Would you transcribe the listing that follows, character for character, and omit its images?
**********
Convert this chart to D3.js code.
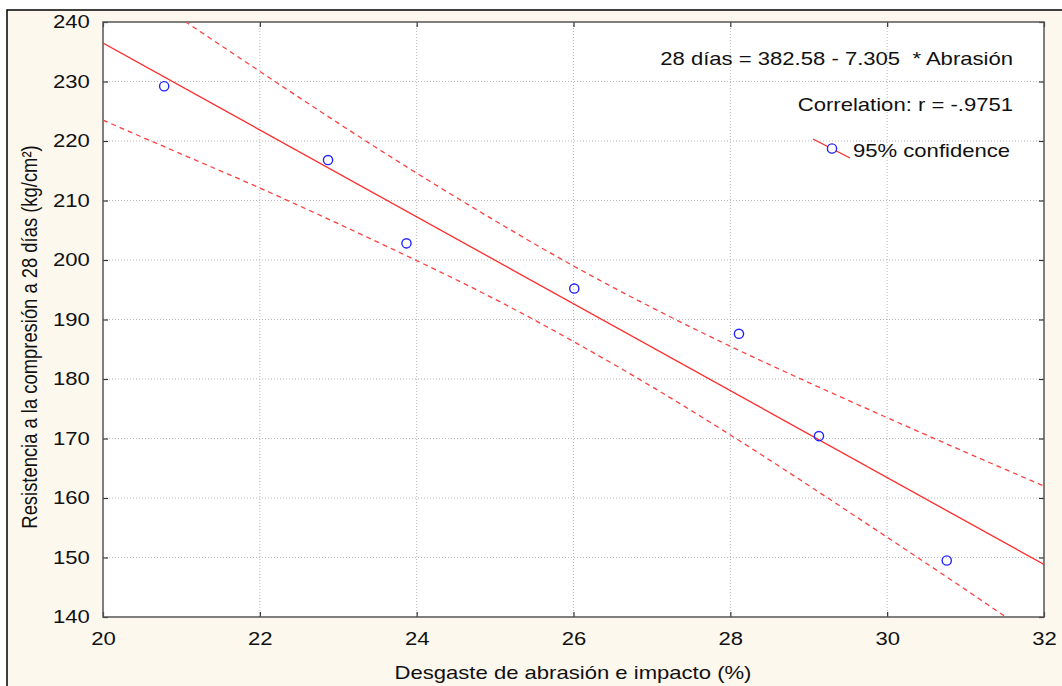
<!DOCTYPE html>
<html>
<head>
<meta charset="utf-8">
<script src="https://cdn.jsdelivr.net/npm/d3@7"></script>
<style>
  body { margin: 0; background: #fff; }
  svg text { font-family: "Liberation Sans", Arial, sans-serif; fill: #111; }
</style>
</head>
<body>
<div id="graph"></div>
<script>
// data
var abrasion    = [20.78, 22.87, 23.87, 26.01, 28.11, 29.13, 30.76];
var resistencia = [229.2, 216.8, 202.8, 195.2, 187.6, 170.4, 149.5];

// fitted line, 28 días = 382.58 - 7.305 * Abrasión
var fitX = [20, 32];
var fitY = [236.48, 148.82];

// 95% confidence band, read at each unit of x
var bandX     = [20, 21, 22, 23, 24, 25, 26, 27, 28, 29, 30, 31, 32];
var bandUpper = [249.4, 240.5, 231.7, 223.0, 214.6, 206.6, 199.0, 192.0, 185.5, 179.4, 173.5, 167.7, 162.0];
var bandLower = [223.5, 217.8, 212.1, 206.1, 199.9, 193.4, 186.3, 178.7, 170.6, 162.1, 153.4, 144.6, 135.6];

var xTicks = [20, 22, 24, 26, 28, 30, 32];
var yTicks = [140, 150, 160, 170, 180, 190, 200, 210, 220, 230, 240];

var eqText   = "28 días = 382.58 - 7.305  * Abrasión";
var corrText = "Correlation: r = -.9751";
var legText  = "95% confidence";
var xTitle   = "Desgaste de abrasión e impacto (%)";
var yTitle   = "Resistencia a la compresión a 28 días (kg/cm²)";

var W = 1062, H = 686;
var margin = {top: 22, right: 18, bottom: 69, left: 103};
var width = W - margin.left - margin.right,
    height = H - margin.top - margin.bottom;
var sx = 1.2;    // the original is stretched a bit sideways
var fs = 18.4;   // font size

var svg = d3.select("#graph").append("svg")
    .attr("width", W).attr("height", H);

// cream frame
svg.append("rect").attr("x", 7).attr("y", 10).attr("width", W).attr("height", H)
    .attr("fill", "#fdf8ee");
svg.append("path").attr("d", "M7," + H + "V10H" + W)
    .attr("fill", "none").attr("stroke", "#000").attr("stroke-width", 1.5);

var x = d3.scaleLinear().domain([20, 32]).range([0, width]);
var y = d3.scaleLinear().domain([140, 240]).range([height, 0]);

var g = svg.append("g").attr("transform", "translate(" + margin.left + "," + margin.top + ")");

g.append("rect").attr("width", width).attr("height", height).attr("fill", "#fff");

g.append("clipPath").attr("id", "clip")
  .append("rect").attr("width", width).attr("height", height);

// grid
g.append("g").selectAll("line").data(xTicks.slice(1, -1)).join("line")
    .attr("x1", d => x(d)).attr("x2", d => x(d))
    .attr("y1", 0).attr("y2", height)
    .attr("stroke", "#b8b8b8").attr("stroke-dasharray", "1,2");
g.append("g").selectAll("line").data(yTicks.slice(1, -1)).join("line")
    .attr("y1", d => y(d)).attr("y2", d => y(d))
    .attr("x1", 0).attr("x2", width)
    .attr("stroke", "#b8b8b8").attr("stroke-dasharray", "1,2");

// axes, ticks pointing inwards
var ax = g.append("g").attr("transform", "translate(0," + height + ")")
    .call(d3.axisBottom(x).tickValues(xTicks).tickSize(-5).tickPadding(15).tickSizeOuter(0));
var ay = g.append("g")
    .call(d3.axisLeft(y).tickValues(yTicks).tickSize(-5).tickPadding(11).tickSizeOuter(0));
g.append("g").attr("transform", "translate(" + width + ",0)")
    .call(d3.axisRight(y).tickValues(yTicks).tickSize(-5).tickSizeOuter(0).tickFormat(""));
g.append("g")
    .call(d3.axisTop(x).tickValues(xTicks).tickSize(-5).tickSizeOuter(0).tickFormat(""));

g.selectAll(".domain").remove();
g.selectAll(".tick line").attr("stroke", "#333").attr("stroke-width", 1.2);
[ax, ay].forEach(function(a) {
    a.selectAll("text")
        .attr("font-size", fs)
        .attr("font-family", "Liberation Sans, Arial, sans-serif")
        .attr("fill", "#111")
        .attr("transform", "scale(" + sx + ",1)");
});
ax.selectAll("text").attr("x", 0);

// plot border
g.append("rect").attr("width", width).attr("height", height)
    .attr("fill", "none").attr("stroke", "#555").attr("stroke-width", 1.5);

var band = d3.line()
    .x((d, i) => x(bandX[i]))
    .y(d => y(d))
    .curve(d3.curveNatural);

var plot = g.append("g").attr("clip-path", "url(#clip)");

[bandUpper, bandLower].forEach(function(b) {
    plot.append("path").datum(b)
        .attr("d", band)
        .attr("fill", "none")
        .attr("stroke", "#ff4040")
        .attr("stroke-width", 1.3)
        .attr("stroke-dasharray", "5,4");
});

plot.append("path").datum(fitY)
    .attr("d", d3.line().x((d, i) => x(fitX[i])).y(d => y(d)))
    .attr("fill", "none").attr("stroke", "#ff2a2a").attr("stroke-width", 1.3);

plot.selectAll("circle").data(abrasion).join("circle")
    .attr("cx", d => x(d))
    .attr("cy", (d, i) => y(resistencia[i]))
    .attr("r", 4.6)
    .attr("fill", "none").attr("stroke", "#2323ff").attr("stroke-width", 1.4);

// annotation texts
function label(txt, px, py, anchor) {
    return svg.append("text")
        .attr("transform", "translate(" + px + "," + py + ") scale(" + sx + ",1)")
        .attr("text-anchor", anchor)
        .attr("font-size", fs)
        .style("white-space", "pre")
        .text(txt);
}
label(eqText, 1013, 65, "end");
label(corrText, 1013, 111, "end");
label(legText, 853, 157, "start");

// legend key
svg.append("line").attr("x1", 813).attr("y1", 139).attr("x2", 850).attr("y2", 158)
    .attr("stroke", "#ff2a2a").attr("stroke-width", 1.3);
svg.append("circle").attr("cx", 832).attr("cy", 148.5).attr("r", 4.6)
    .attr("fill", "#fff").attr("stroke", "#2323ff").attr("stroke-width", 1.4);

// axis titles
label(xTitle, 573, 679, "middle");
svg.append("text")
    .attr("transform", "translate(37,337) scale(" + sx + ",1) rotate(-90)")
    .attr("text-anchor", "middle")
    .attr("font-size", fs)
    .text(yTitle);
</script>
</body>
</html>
**********
▸ **SOLUTION BELOW**:
Convert this chart to D3.js code.
<!DOCTYPE html>
<html>
<head>
<meta charset="utf-8">
<script src="https://cdn.jsdelivr.net/npm/d3@7"></script>
<style>
  body { margin: 0; background: #fff; }
  svg text { font-family: "Liberation Sans", Arial, sans-serif; fill: #111; }
</style>
</head>
<body>
<div id="graph"></div>
<script>
// data
var abrasion    = [20.78, 22.87, 23.87, 26.01, 28.11, 29.13, 30.76];
var resistencia = [229.2, 216.8, 202.8, 195.2, 187.6, 170.4, 149.5];

// fitted line, 28 días = 382.58 - 7.305 * Abrasión
var fitX = [20, 32];
var fitY = [236.48, 148.82];

// 95% confidence band, read at each unit of x
var bandX     = [20, 21, 22, 23, 24, 25, 26, 27, 28, 29, 30, 31, 32];
var bandUpper = [249.4, 240.5, 231.7, 223.0, 214.6, 206.6, 199.0, 192.0, 185.5, 179.4, 173.5, 167.7, 162.0];
var bandLower = [223.5, 217.8, 212.1, 206.1, 199.9, 193.4, 186.3, 178.7, 170.6, 162.1, 153.4, 144.6, 135.6];

var xTicks = [20, 22, 24, 26, 28, 30, 32];
var yTicks = [140, 150, 160, 170, 180, 190, 200, 210, 220, 230, 240];

var eqText   = "28 días = 382.58 - 7.305  * Abrasión";
var corrText = "Correlation: r = -.9751";
var legText  = "95% confidence";
var xTitle   = "Desgaste de abrasión e impacto (%)";
var yTitle   = "Resistencia a la compresión a 28 días (kg/cm²)";

var W = 1062, H = 686;
var margin = {top: 22, right: 18, bottom: 69, left: 103};
var width = W - margin.left - margin.right,
    height = H - margin.top - margin.bottom;
var sx = 1.2;    // the original is stretched a bit sideways
var fs = 18.4;   // font size

var svg = d3.select("#graph").append("svg")
    .attr("width", W).attr("height", H);

// cream frame
svg.append("rect").attr("x", 7).attr("y", 10).attr("width", W).attr("height", H)
    .attr("fill", "#fdf8ee");
svg.append("path").attr("d", "M7," + H + "V10H" + W)
    .attr("fill", "none").attr("stroke", "#000").attr("stroke-width", 1.5);

var x = d3.scaleLinear().domain([20, 32]).range([0, width]);
var y = d3.scaleLinear().domain([140, 240]).range([height, 0]);

var g = svg.append("g").attr("transform", "translate(" + margin.left + "," + margin.top + ")");

g.append("rect").attr("width", width).attr("height", height).attr("fill", "#fff");

g.append("clipPath").attr("id", "clip")
  .append("rect").attr("width", width).attr("height", height);

// grid
g.append("g").selectAll("line").data(xTicks.slice(1, -1)).join("line")
    .attr("x1", d => x(d)).attr("x2", d => x(d))
    .attr("y1", 0).attr("y2", height)
    .attr("stroke", "#b8b8b8").attr("stroke-dasharray", "1,2");
g.append("g").selectAll("line").data(yTicks.slice(1, -1)).join("line")
    .attr("y1", d => y(d)).attr("y2", d => y(d))
    .attr("x1", 0).attr("x2", width)
    .attr("stroke", "#b8b8b8").attr("stroke-dasharray", "1,2");

// axes, ticks pointing inwards
var ax = g.append("g").attr("transform", "translate(0," + height + ")")
    .call(d3.axisBottom(x).tickValues(xTicks).tickSize(-5).tickPadding(15).tickSizeOuter(0));
var ay = g.append("g")
    .call(d3.axisLeft(y).tickValues(yTicks).tickSize(-5).tickPadding(11).tickSizeOuter(0));
g.append("g").attr("transform", "translate(" + width + ",0)")
    .call(d3.axisRight(y).tickValues(yTicks).tickSize(-5).tickSizeOuter(0).tickFormat(""));
g.append("g")
    .call(d3.axisTop(x).tickValues(xTicks).tickSize(-5).tickSizeOuter(0).tickFormat(""));

g.selectAll(".domain").remove();
g.selectAll(".tick line").attr("stroke", "#333").attr("stroke-width", 1.2);
[ax, ay].forEach(function(a) {
    a.selectAll("text")
        .attr("font-size", fs)
        .attr("font-family", "Liberation Sans, Arial, sans-serif")
        .attr("fill", "#111")
        .attr("transform", "scale(" + sx + ",1)");
});
ax.selectAll("text").attr("x", 0);

// plot border
g.append("rect").attr("width", width).attr("height", height)
    .attr("fill", "none").attr("stroke", "#555").attr("stroke-width", 1.5);

var band = d3.line()
    .x((d, i) => x(bandX[i]))
    .y(d => y(d))
    .curve(d3.curveNatural);

var plot = g.append("g").attr("clip-path", "url(#clip)");

[bandUpper, bandLower].forEach(function(b) {
    plot.append("path").datum(b)
        .attr("d", band)
        .attr("fill", "none")
        .attr("stroke", "#ff4040")
        .attr("stroke-width", 1.3)
        .attr("stroke-dasharray", "5,4");
});

plot.append("path").datum(fitY)
    .attr("d", d3.line().x((d, i) => x(fitX[i])).y(d => y(d)))
    .attr("fill", "none").attr("stroke", "#ff2a2a").attr("stroke-width", 1.3);

plot.selectAll("circle").data(abrasion).join("circle")
    .attr("cx", d => x(d))
    .attr("cy", (d, i) => y(resistencia[i]))
    .attr("r", 4.6)
    .attr("fill", "none").attr("stroke", "#2323ff").attr("stroke-width", 1.4);

// annotation texts
function label(txt, px, py, anchor) {
    return svg.append("text")
        .attr("transform", "translate(" + px + "," + py + ") scale(" + sx + ",1)")
        .attr("text-anchor", anchor)
        .attr("font-size", fs)
        .style("white-space", "pre")
        .text(txt);
}
label(eqText, 1013, 65, "end");
label(corrText, 1013, 111, "end");
label(legText, 853, 157, "start");

// legend key
svg.append("line").attr("x1", 813).attr("y1", 139).attr("x2", 850).attr("y2", 158)
    .attr("stroke", "#ff2a2a").attr("stroke-width", 1.3);
svg.append("circle").attr("cx", 832).attr("cy", 148.5).attr("r", 4.6)
    .attr("fill", "#fff").attr("stroke", "#2323ff").attr("stroke-width", 1.4);

// axis titles
label(xTitle, 573, 679, "middle");
svg.append("text")
    .attr("transform", "translate(37,337) scale(" + sx + ",1) rotate(-90)")
    .attr("text-anchor", "middle")
    .attr("font-size", fs)
    .text(yTitle);
</script>
</body>
</html>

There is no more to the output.